Needles and Threads for Knit Fabrics

Knit fabrics, known for their stretchability, can fray or develop holes if the threads are cut during sewing. Therefore, it's essential to choose the right needles and threads designed for knits.

1. Choosing the Right Needle for Your Fabric

Knit needles have rounded tips that allow them to sew without cutting the yarns of the fabric. These needles are suitable for both domestic sewing machines and overlock machines (sergers). There's a variety of needle sizes available, tailored to the thickness of your fabric:

  • For lightweight fabrics (#9): Ideal for thin fabrics like leggings, undergarments, lace, or swimwear.
  • For medium-weight fabrics (#11): Perfect for T-shirt material or sportswear knits.
  • For heavy-weight fabrics (#14): Use this for thicker materials like fleece or sweatshirt fabric.

2. Selecting the Appropriate Thread for Your Fabric

To prevent threads from snapping when the knit fabric stretches, primarily use knit-specific threads (polyester threads). For knits that do not stretch much or when using an overlock machine, spun threads may be suitable.

When sewing with a domestic sewing machine

  • Top thread: Polyester thread (No. 50)
  • Bobbin thread: Woolly nylon thread (commonly available in one size) *Note: Computerized sewing machines automatically adjust the thread tension, so combining polyester and woolly nylon may not yield the best tension. We recommend testing this on your machine at home.

When sewing with an overlock machine

  • Spun thread: Use No. 90 for lightweight fabrics, No. 60 for medium-weight fabrics, and No. 30 for heavy-weight fabrics. *Generally, four threads (or three) of spun thread are sufficient.

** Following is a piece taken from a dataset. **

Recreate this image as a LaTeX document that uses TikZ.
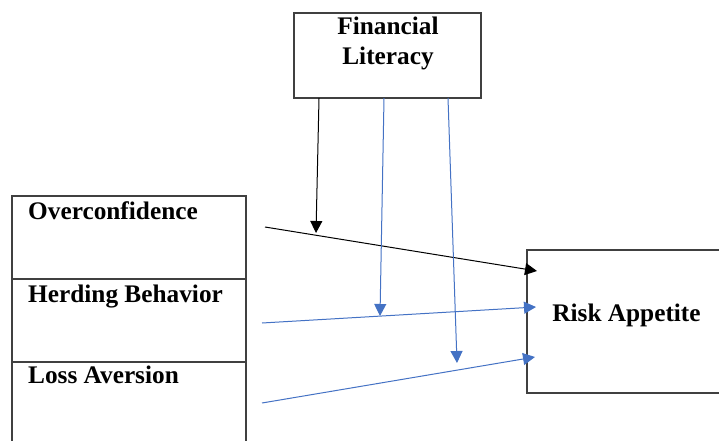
\documentclass[tikz,border=0pt]{standalone}
\usepackage{fontspec}
\setmainfont{Liberation Serif}
\usepackage{tikz}
\usetikzlibrary{arrows.meta}

\definecolor{lineblue}{HTML}{4472C4}
\definecolor{boxgray}{HTML}{404040}

\begin{document}
\begin{tikzpicture}[x=1pt,y=-1pt,
    varbox/.style={draw=boxgray,line width=1.4pt,inner sep=0pt},
    lbl/.style={inner sep=0pt,font=\fontsize{25.3}{30}\selectfont\bfseries},
    tip/.style={-{Triangle[length=12pt,width=12pt]}},
    link/.style={tip,line width=1pt}]

\useasboundingbox (0,0) rectangle (719,441);
\clip (0,0) rectangle (719,441);

% Moderator
\node[varbox,minimum width=187pt,minimum height=85pt] (fl) at (387.5,55.5) {};
\node[lbl,anchor=base] (fl-lbl1) at (388,35) {Financial};
\node[lbl,anchor=base] (fl-lbl2) at (388,65) {Literacy};

% Independent variables
\node[varbox,minimum width=234pt,minimum height=83pt] (oc) at (129,237.5) {};
\node[varbox,minimum width=234pt,minimum height=83pt] (hb) at (129,320.5) {};
\node[varbox,minimum width=234pt,minimum height=83pt] (la) at (129,403.5) {};
\node[lbl,anchor=base west] (oc-lbl) at (28,219) {Overconfidence};
\node[lbl,anchor=base west] (hb-lbl) at (28,302) {Herding Behavior};
\node[lbl,anchor=base west] (la-lbl) at (28,383) {Loss Aversion};

% Dependent variable
\node[varbox,minimum width=200pt,minimum height=143pt] (ra) at (627,321.5) {};
\node[lbl,anchor=base] (ra-lbl) at (626.5,321) {Risk Appetite};

% Path end points
\coordinate (oc-out) at (265,227);
\coordinate (hb-out) at (262,323);
\coordinate (la-out) at (262,403);
\coordinate (ra-in1) at (537,271);
\coordinate (ra-in2) at (536,307);
\coordinate (ra-in3) at (535,357);
\coordinate (fl-out1) at (319,98);
\coordinate (fl-out2) at (384,98);
\coordinate (fl-out3) at (448,98);
\coordinate (mod1) at (316,233);
\coordinate (mod2) at (380,316);
\coordinate (mod3) at (457,363);

% Direct paths
\draw[link,black] (oc-out) -- (ra-in1);
\draw[link,lineblue] (hb-out) -- (ra-in2);
\draw[link,lineblue] (la-out) -- (ra-in3);

% Moderating paths
\draw[link,black] (fl-out1) -- (mod1);
\draw[link,lineblue] (fl-out2) -- (mod2);
\draw[link,lineblue] (fl-out3) -- (mod3);

\end{tikzpicture}
\end{document}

However, for fitted garments made from highly stretchable fabrics, you might use polyester thread in the needles and woolly nylon in the loopers.

Pro Tips:

  • If in doubt about color, opt for the darker shade.
  • For overlock machines, instead of buying four (or three) new spools for each fabric thickness, starting with No. 90 thread is usually safe.
  • We always recommend doing a test stitch to ensure compatibility between the thread combination and fabric.